Unlike regular DVD players, which provide ho-hum quality analog
pictures, Function Communications' modified DVD players output a
stream of pure digital video.
[...]
Garrett said that while many Hollywood producers can't wait to get
their disks into one of the modified players, most have misgivings
about seeing the players on the market.
On the one hand, it allows their movies to be shown at the highest
possible quality, but producers are also afraid digital outputs will
lead to a loss of control, Garrett said.
DVD manufacturers license the DVD format from the DVD Copy Control
Association. Its contract prohibit makers from including digital
outputs -- specifically a FireWire port -- in their players for fear
it will allow consumers to make digital copies.
Garrett said he studied the paperwork and concluded that while it
isn't illegal to make a chipset providing digital outputs, add them
to DVD players, or sell the modified machine, it appears to be
illegal to use the modified player to play a movie.
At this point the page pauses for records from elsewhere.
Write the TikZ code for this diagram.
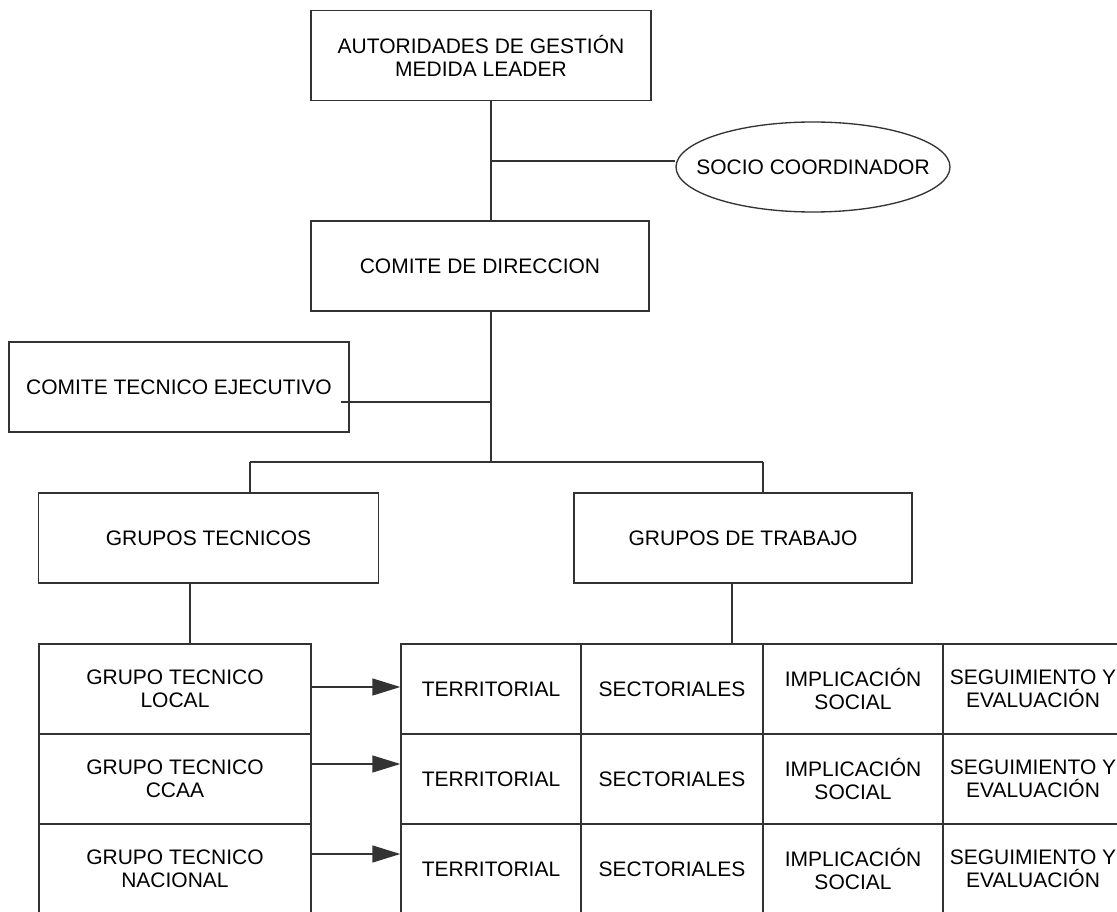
\documentclass[tikz,border=0pt]{standalone}
\usepackage{fontspec}
\setmainfont{Liberation Sans}
\usetikzlibrary{arrows.meta,shapes.geometric}
\begin{document}
\begin{tikzpicture}[x=0.75pt,y=-0.75pt,
  ln/.style={draw=black!80,line width=1pt},
  box/.style={ln,rectangle,inner sep=0pt,align=center,text=black,
    font=\fontsize{15.75}{17.25}\selectfont},
  oval/.style={ln,ellipse,inner xsep=-15pt,inner ysep=0pt,align=center,text=black,
    font=\fontsize{15.75}{17.25}\selectfont,minimum width=205.5pt,minimum height=67.5pt},
  wbig/.style={minimum width=255pt,minimum height=67.5pt},
  lcell/.style={minimum width=204pt,minimum height=67.5pt},
  tcell/.style={minimum width=135pt,minimum height=67.5pt},
  tcellw/.style={minimum width=136.5pt,minimum height=67.5pt},
  arr/.style={ln,-{Triangle[length=21pt,width=12.75pt]}}]
\useasboundingbox (0,0) rectangle (1117,912);
\clip (0,0) rectangle (1117,912);
\fill[white] (0,0) rectangle (1117,912);

% upper part
\node[box,wbig] (aut) at (481,55.5) {AUTORIDADES DE GESTIÓN\\MEDIDA LEADER};
\node[oval] (socio) at (813,167) {SOCIO COORDINADOR};
\node[box,wbig,minimum width=253.5pt] (cd) at (480,266) {COMITE DE DIRECCION};
\node[box,wbig] (cte) at (179,387) {COMITE TECNICO EJECUTIVO};
\node[box,wbig] (gt) at (208.5,538) {GRUPOS TECNICOS};
\node[box,wbig,minimum width=253.5pt] (gw) at (743,538) {GRUPOS DE TRABAJO};

\coordinate (j1) at (491,161);
\coordinate (j2) at (491,402);
\coordinate (j3) at (491,462);
\coordinate (bl) at (250,462);
\coordinate (br) at (763,462);
\coordinate (cl) at (190,600);
\coordinate (cr) at (732,600);

\draw[ln] (aut.south -| j1) -- (cd.north -| j1);
\draw[ln] (j1) -- (j1 -| socio.west);
\draw[ln] (cd.south -| j3) -- (j3);
\draw[ln] (j2) -- ([xshift=-6.75pt]cte.east |- j2);
\draw[ln] (bl) -- (br);
\draw[ln] (bl) -- (bl |- gt.north);
\draw[ln] (br) -- (br |- gw.north);

% left column
\node[box,lcell] (l1) at (175,689) {GRUPO TECNICO\\LOCAL};
\node[box,lcell] (l2) at (175,779) {GRUPO TECNICO\\CCAA};
\node[box,lcell] (l3) at (175,869) {GRUPO TECNICO\\NACIONAL};

% table
\foreach \r/\y in {1/689,2/779,3/869}{
  \node[box,tcell] (t\r1) at (491,\y) {TERRITORIAL};
  \node[box,tcellw] (t\r2) at (672,\y) {SECTORIALES};
  \node[box,tcell] (t\r3) at (853,\y) {IMPLICACIÓN\\SOCIAL};
  \node[box,tcell] (t\r4) at (1033,\y) {SEGUIMIENTO Y\\EVALUACIÓN};
}

\draw[ln] (gt.south -| cl) -- (cl |- l1.north);
\draw[ln] (gw.south -| cr) -- (cr |- t12.north);

\draw[arr] ([yshift=1.5pt]l1.east) -- ([yshift=1.5pt]t11.west);
\draw[arr] ([yshift=11.25pt]l2.east) -- ([yshift=11.25pt]t21.west);
\draw[arr] ([yshift=11.25pt]l3.east) -- ([yshift=11.25pt]t31.west);
\end{tikzpicture}
\end{document}
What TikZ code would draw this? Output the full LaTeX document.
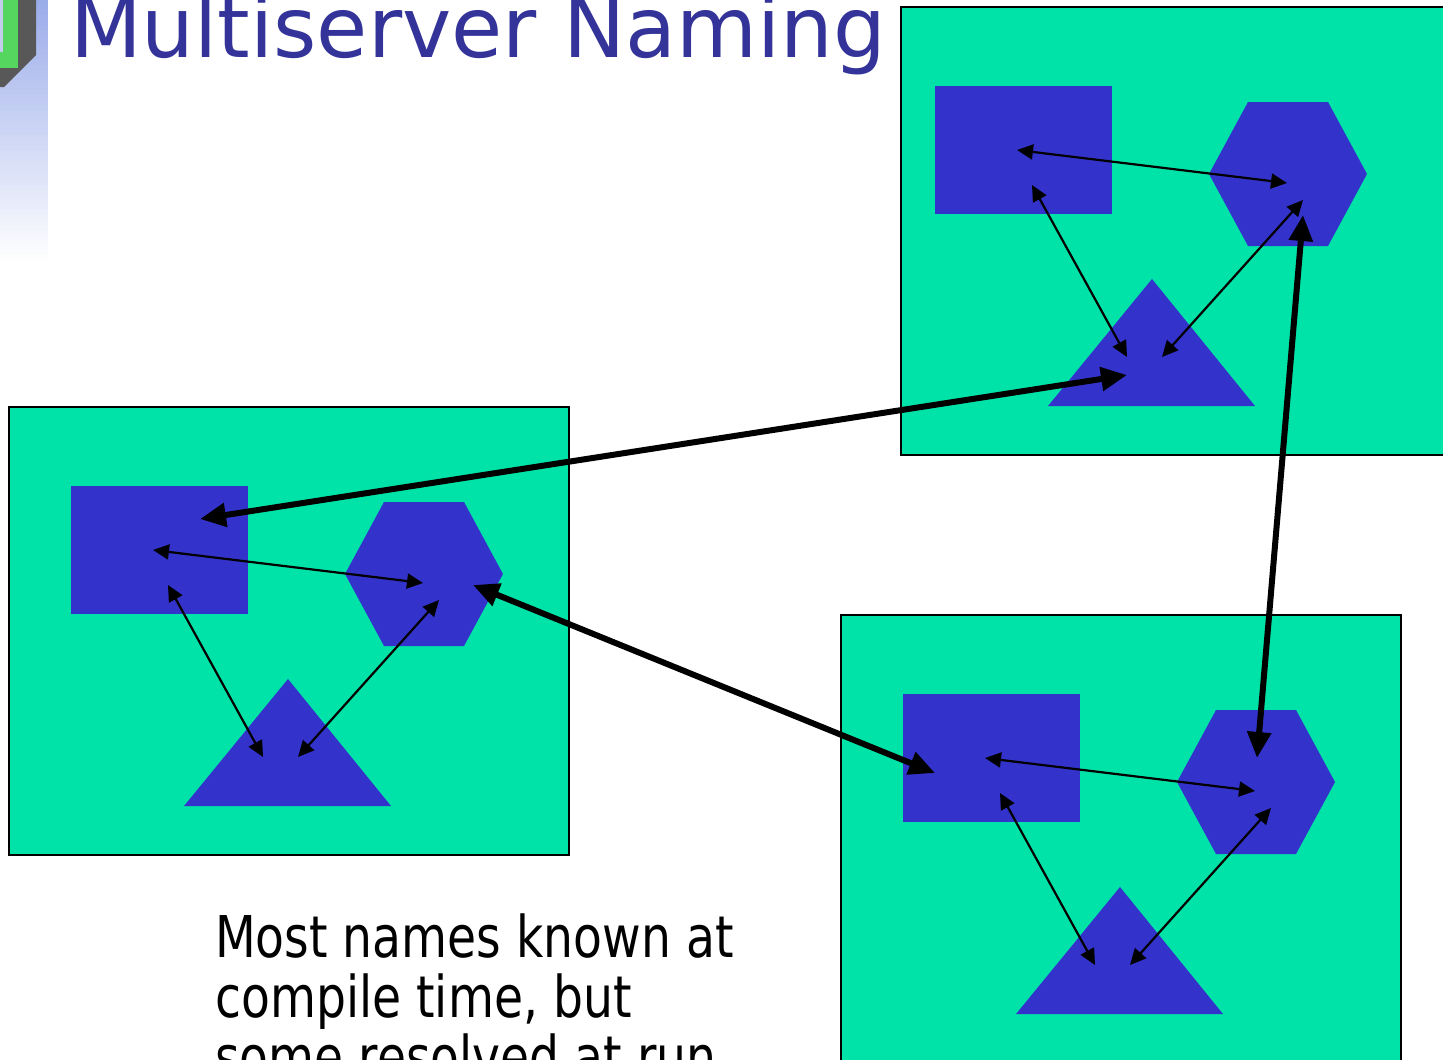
\documentclass[tikz,border=0pt]{standalone}
\usepackage{fontspec}
\usetikzlibrary{arrows.meta}
\newfontfamily\titlefont[FakeStretch=0.99]{DejaVu Sans}
\newfontfamily\bodyfont[FakeStretch=0.82]{DejaVu Sans}
\definecolor{barblue}{RGB}{155,172,234}
\definecolor{logogreen}{RGB}{85,214,95}
\definecolor{logogray}{RGB}{88,88,88}
\definecolor{logolav}{RGB}{196,204,238}
\definecolor{titleblue}{RGB}{51,51,153}
\definecolor{servergreen}{RGB}{0,227,168}
\definecolor{shapeblue}{RGB}{51,51,204}
\tikzset{
  serverbox/.style={draw=black, line width=2pt, fill=servergreen, inner sep=0,
    minimum width=560pt, minimum height=448pt, anchor=north west},
  thinlink/.style={line width=2.2pt,
    {Triangle[length=16pt,width=15pt]}-{Triangle[length=16pt,width=15pt]}},
  thicklink/.style={line width=6pt,
    {Triangle[length=26pt,width=23pt]}-{Triangle[length=26pt,width=23pt]}},
  % one server: square, hexagon and triangle with their local links
  cluster/.pic={
    \fill[shapeblue] (63,80) rectangle (240,208);
    \fill[shapeblue] (337,168) -- (376,96) -- (456,96) -- (495,168)
      -- (456,240) -- (376,240) -- cycle;
    \fill[shapeblue] (280,273) -- (383,400) -- (176,400) -- cycle;
    % link ends inside the shapes
    \coordinate (-rh) at (145,144);
    \coordinate (-hr) at (415,177);
    \coordinate (-rt) at (160,179);
    \coordinate (-tr) at (255,351);
    \coordinate (-ht) at (431,194);
    \coordinate (-th) at (290,351);
    % ends of the links between servers
    \coordinate (-tx) at (255,369);
    \coordinate (-rx) at (192,113);
    \coordinate (-hx) at (465,179);
    \coordinate (-ry) at (95,159);
    \coordinate (-hy) at (431,209);
    \coordinate (-hz) at (417,144);
    \draw[thinlink] (-rh) -- (-hr);
    \draw[thinlink] (-rt) -- (-tr);
    \draw[thinlink] (-ht) -- (-th);
  }
}
\begin{document}
\begin{tikzpicture}[x=1pt,y=-1pt]
\useasboundingbox (0,0) rectangle (1443,1060);
\clip (0,0) rectangle (1443,1060);
\fill[white] (0,0) rectangle (1443,1060);

% fading side bar
\foreach \i in {0,...,51} {
  \pgfmathsetmacro\p{100-\i*100/52}
  \fill[barblue!\p!white] (0,\i*5) rectangle (48,\i*5+5.5);
}
% logo corner
\fill[logogray] (0,0) -- (36,0) -- (36,55) -- (4,87) -- (0,87) -- cycle;
\fill[logogreen] (0,0) rectangle (18,68);
\fill[logolav] (0,0) rectangle (2.5,52);

% title
\node[anchor=base west, inner sep=0, text=titleblue,
  font=\titlefont\fontsize{84}{84}\selectfont] (title) at (70,57) {Multiserver Naming};

% server frames
\node[serverbox] (box1) at (900,6) {};
\node[serverbox] (box2) at (8,406) {};
\node[serverbox] (box3) at (840,614) {};

% server contents
\pic (c1) at (872,6) {cluster};
\pic (c2) at (8,406) {cluster};
\pic (c3) at (840,614) {cluster};

% links between servers
\draw[thicklink] (c1-tx) -- (c2-rx);
\draw[thicklink] (c2-hx) -- (c3-ry);
\draw[thicklink] (c1-hy) -- (c3-hz);

% note
\node[anchor=base west, inner sep=0, font=\bodyfont\fontsize{57.6}{60}\selectfont] (note1) at (215,957) {Most names known at};
\node[anchor=base west, inner sep=0, font=\bodyfont\fontsize{57.6}{60}\selectfont] (note2) at (215,1017) {compile time, but};
\node[anchor=base west, inner sep=0, font=\bodyfont\fontsize{57.6}{60}\selectfont] (note3) at (215,1077) {some resolved at run};
\end{tikzpicture}
\end{document}
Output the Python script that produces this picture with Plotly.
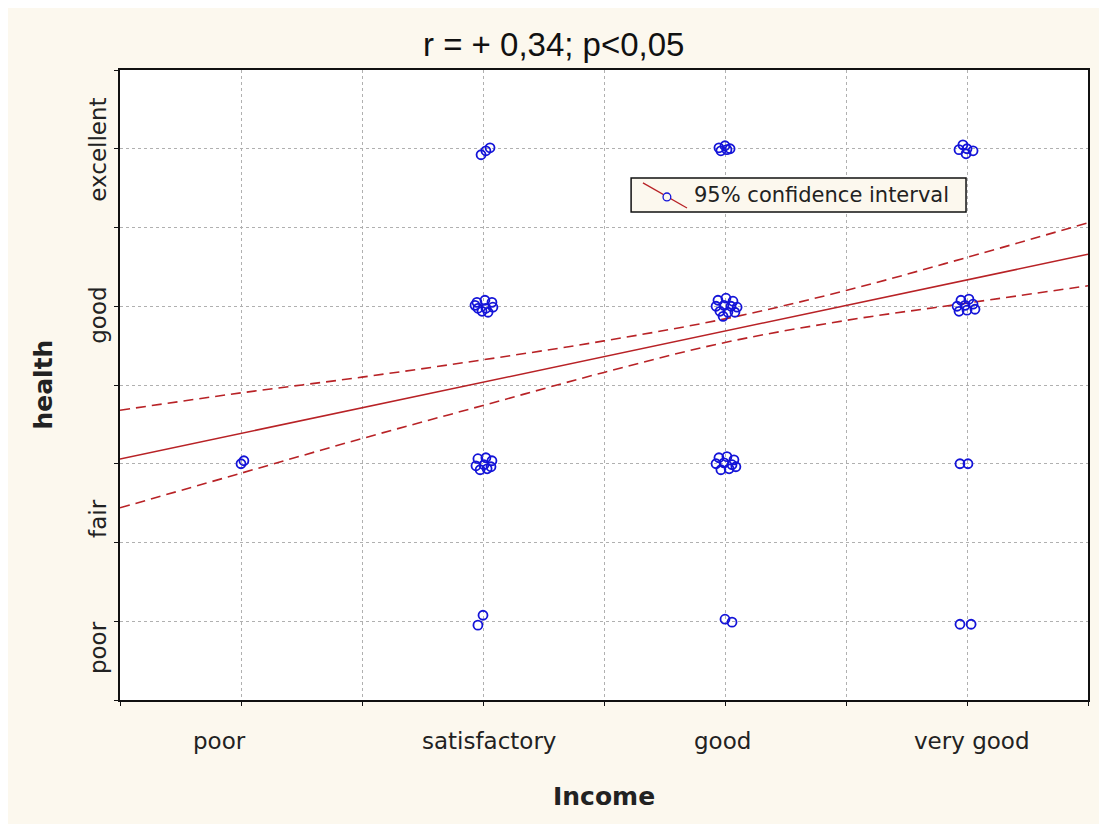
import plotly.graph_objects as go

# ---- data ----
income_levels = ["poor", "satisfactory", "good", "very good"]
health_levels = ["poor", "fair", "good", "excellent"]

# jittered observations (income code 1..4, health code 1..4)
income_vals = [
    2.029, 2.012, 1.992,
    1.975, 2.008, 2.037, 1.979, 2.012, 2.041, 1.996, 2.021, 1.967,
    1.979, 2.012, 2.037, 1.971, 2.004, 2.033, 1.988, 2.017,
    2.000, 1.979,
    2.975, 3.000, 3.021, 2.983, 3.008,
    2.971, 3.004, 3.033, 2.963, 2.996, 3.025, 3.050, 2.979, 3.012, 3.041, 2.992,
    2.975, 3.008, 3.037, 2.963, 2.996, 3.029, 2.983, 3.017, 3.045,
    3.000, 3.029,
    3.983, 3.967, 4.000, 4.025, 3.996,
    3.975, 4.008, 3.959, 3.992, 4.025, 3.967, 4.000, 4.033,
    3.971, 4.004,
    3.971, 4.017,
    1.012, 1.000,
]
health_vals = [
    4.006, 3.987, 3.962,
    3.025, 3.038, 3.025, 2.987, 2.987, 2.994, 2.968, 2.962, 3.006,
    2.032, 2.038, 2.019, 1.987, 1.994, 1.981, 1.962, 1.968,
    1.038, 0.975,
    4.006, 4.019, 4.000, 3.987, 3.994,
    3.038, 3.051, 3.032, 3.000, 3.006, 3.000, 2.994, 2.968, 2.962, 2.962, 2.936,
    2.038, 2.045, 2.025, 2.000, 2.006, 1.994, 1.962, 1.968, 1.981,
    1.013, 0.994,
    4.025, 3.994, 4.000, 3.987, 3.968,
    3.038, 3.045, 3.000, 3.006, 3.013, 2.968, 2.975, 2.981,
    2.000, 2.000,
    0.981, 0.981,
    2.019, 2.000,
]

# regression line and 95% confidence band
fit_x = [0.5, 4.5]
fit_y = [2.03, 3.33]
band_x = [0.5, 1.0, 1.5, 2.0, 2.5, 3.0, 3.5, 4.0, 4.5]
band_upper = [2.34, 2.45, 2.55, 2.66, 2.78, 2.92, 3.10, 3.31, 3.53]
band_lower = [1.72, 1.94, 2.16, 2.37, 2.58, 2.77, 2.91, 3.02, 3.13]

title_text = "r = + 0,34; p<0,05"
x_title = "Income"
y_title = "health"
legend_text = "95% confidence interval"

# ---- styles ----
CREAM = "#fcf8ee"
RED = "#b82226"
BLUE = "#1414d8"
TICK_FONT = dict(family="DejaVu Sans", size=23, color="#222222")

fig = go.Figure()

for yy in (band_upper, band_lower):
    fig.add_trace(go.Scatter(x=band_x, y=yy, mode="lines",
                             line=dict(color=RED, width=1.6, dash="10px,6px", shape="spline"),
                             showlegend=False, hoverinfo="skip"))
fig.add_trace(go.Scatter(x=fit_x, y=fit_y, mode="lines", line=dict(color=RED, width=1.6), showlegend=False))
fig.add_trace(go.Scatter(x=income_vals, y=health_vals, mode="markers",
                         marker=dict(symbol="circle-open", size=9, color=BLUE, line=dict(width=1.8, color=BLUE)),
                         showlegend=False))

# category labels
cat_x_pos = [0.91, 2.025, 2.99, 4.017]
for lab, xv in zip(income_levels, cat_x_pos):
    fig.add_annotation(x=xv, y=-0.065, xref="x", yref="paper", text=lab, showarrow=False,
                       font=TICK_FONT, xanchor="center", yanchor="middle")
cat_y_pos = [0.83, 1.65, 2.94, 3.994]
for lab, yv in zip(health_levels, cat_y_pos):
    fig.add_annotation(x=-0.0227, y=yv, xref="paper", yref="y", text=lab, showarrow=False, textangle=-90,
                       font=TICK_FONT, xanchor="center", yanchor="middle")

# axis titles & title
fig.add_annotation(x=0.5, y=-0.153, xref="paper", yref="paper", text="<b>%s</b>" % x_title, showarrow=False,
                   font=dict(family="DejaVu Sans", size=25, color="#222222"), xanchor="center", yanchor="middle")
fig.add_annotation(x=-0.08, y=0.5, xref="paper", yref="paper", text="<b>%s</b>" % y_title, showarrow=False,
                   textangle=-90, font=dict(family="DejaVu Sans", size=25, color="#222222"),
                   xanchor="center", yanchor="middle")
fig.add_annotation(x=0.448, y=1.04, xref="paper", yref="paper", text=title_text, showarrow=False,
                   font=dict(family="Liberation Sans", size=33, color="#111111"), xanchor="center", yanchor="middle")

# legend box (drawn manually to reproduce the diagonal key)
fig.add_shape(type="rect", xref="x", yref="y", x0=2.612, x1=3.996, y0=3.598, y1=3.814,
              fillcolor=CREAM, line=dict(color="#111111", width=1.5), layer="above")
fig.add_shape(type="line", xref="x", yref="y", x0=2.661, y0=3.783, x1=2.843, y1=3.624,
              line=dict(color=RED, width=1.3), layer="above")
fig.add_shape(type="circle", xref="x", yref="y", x0=2.744, x1=2.776, y0=3.669, y1=3.719,
              fillcolor=CREAM, line=dict(color=BLUE, width=1.3), layer="above")
fig.add_annotation(x=2.864, y=3.706, xref="x", yref="y", text=legend_text, showarrow=False,
                   font=dict(family="DejaVu Sans", size=21, color="#222222"), xanchor="left", yanchor="middle")

axis_common = dict(showline=True, linecolor="#111111", linewidth=1.5, mirror=True,
                   showgrid=True, gridcolor="#b0b0b0", griddash="dot", gridwidth=1,
                   zeroline=False, showticklabels=False, ticks="outside", ticklen=4,
                   tickcolor="#111111", tick0=0.5, dtick=0.5)
fig.update_xaxes(range=[0.5, 4.5], **axis_common)
fig.update_yaxes(range=[0.5, 4.5], **axis_common)

fig.update_layout(width=1099, height=816, margin=dict(l=112, r=19, t=62, b=124),
                  paper_bgcolor=CREAM, plot_bgcolor="white", showlegend=False)

fig.write_html("out.html")
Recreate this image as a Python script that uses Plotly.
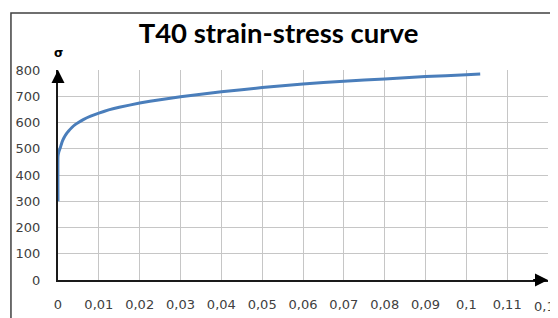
import plotly.graph_objects as go

strain = [0, 0, 0.0002, 0.0006, 0.001, 0.0014, 0.002, 0.0026, 0.0034, 0.0042, 0.005,
          0.0063, 0.008, 0.01, 0.0124, 0.015, 0.02, 0.025, 0.03, 0.04, 0.05,
          0.06, 0.07, 0.08, 0.09, 0.1, 0.1034]
stress = [300, 470, 488, 506, 526, 540, 556, 568, 581, 592, 600,
          612, 624, 636, 648, 658, 674, 687, 698, 717, 733,
          747, 757, 766, 775, 782, 785]

title_text = "T40 strain-stress curve"
y_label = "σ"
x_range = [0, 0.12]
y_range = [0, 800]
last_x_label = "0,12"

# page body has an 8px margin; figure is sized to fill the rest of the window
W, H = 550, 310

fig = go.Figure()
fig.add_trace(go.Scatter(x=strain, y=stress, mode="lines",
                         line=dict(color="#4a7ebb", width=3, shape="spline", smoothing=0.3),
                         cliponaxis=False, hoverinfo="skip", showlegend=False))

axis_color = "#404040"
grid_color = "#c6c6c6"
tick_font = dict(family="DejaVu Sans", size=13, color="#404040")

fig.update_xaxes(range=x_range, dtick=0.01, tick0=0, showgrid=True, gridcolor=grid_color,
                 gridwidth=1.3, zeroline=False, showline=True, linecolor="#1a1a1a", linewidth=2,
                 tickfont=tick_font, ticks="", ticklabelstandoff=11, automargin=False,
                 fixedrange=True, layer="below traces")
fig.update_yaxes(range=y_range, dtick=100, tick0=0, showgrid=True, gridcolor=grid_color,
                 gridwidth=1.3, zeroline=False, showline=True, linecolor="#1a1a1a", linewidth=2,
                 tickfont=tick_font, ticks="", ticklabelstandoff=13, automargin=False,
                 fixedrange=True, layer="below traces")

# arrow heads
fig.add_annotation(x=0, y=y_range[1], ax=0, ay=y_range[1] - 40, xref="x", yref="y",
                   axref="x", ayref="y", showarrow=True, arrowhead=2, arrowsize=1.3,
                   arrowwidth=2, arrowcolor="#000000", text="")
fig.add_annotation(x=x_range[1], y=0, ax=x_range[1] - 0.004, ay=0, xref="x", yref="y",
                   axref="x", ayref="y", showarrow=True, arrowhead=2, arrowsize=1.3,
                   arrowwidth=2, arrowcolor="#000000", text="")
fig.add_annotation(x=0, y=1.079, xref="x", yref="paper", text="<b>" + y_label + "</b>",
                   showarrow=False, xanchor="center", yanchor="middle",
                   font=dict(family="DejaVu Sans", size=12, color="#000000"))
fig.add_annotation(x=x_range[1], y=-26 / 210, xref="x", yref="paper", text=last_x_label,
                   showarrow=False, xanchor="center", yanchor="middle", font=tick_font)

# chart frame
fig.add_shape(type="rect", xref="paper", yref="paper", x0=-0.096, x1=1.2, y0=-0.5, y1=1.271,
              line=dict(color=axis_color, width=1.5), fillcolor="rgba(0,0,0,0)", layer="below")

fig.update_layout(
    width=W, height=H,
    margin=dict(l=50, r=10, t=62, b=38),
    paper_bgcolor="white", plot_bgcolor="white",
    separators=", ",
    title=dict(text="<b>" + title_text + "</b>", x=(278.5 - 8) / W, xref="container",
               xanchor="center", y=1 - 25 / H, yref="container", yanchor="middle",
               font=dict(family="Lato", size=27.5, color="#000000")),
    showlegend=False,
)

fig.write_html("out.html", config={"displayModeBar": False})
"If you read the fine points of the law, anyone who plays a (DVD
movie) with a digital output is breaking the law," he said. "But if
you're just watching it, how are you breaking the law?"
Garrett said he received "dozens" of cease-and-desist letters from
Hollywood lawyers when the modified players first appeared on the
market in the U.K last month.
But since then, the legal threats have come to a halt.
Garrett thinks it's because there is little danger of legions of
teenagers copying the latest DVDs and posting them on the Internet.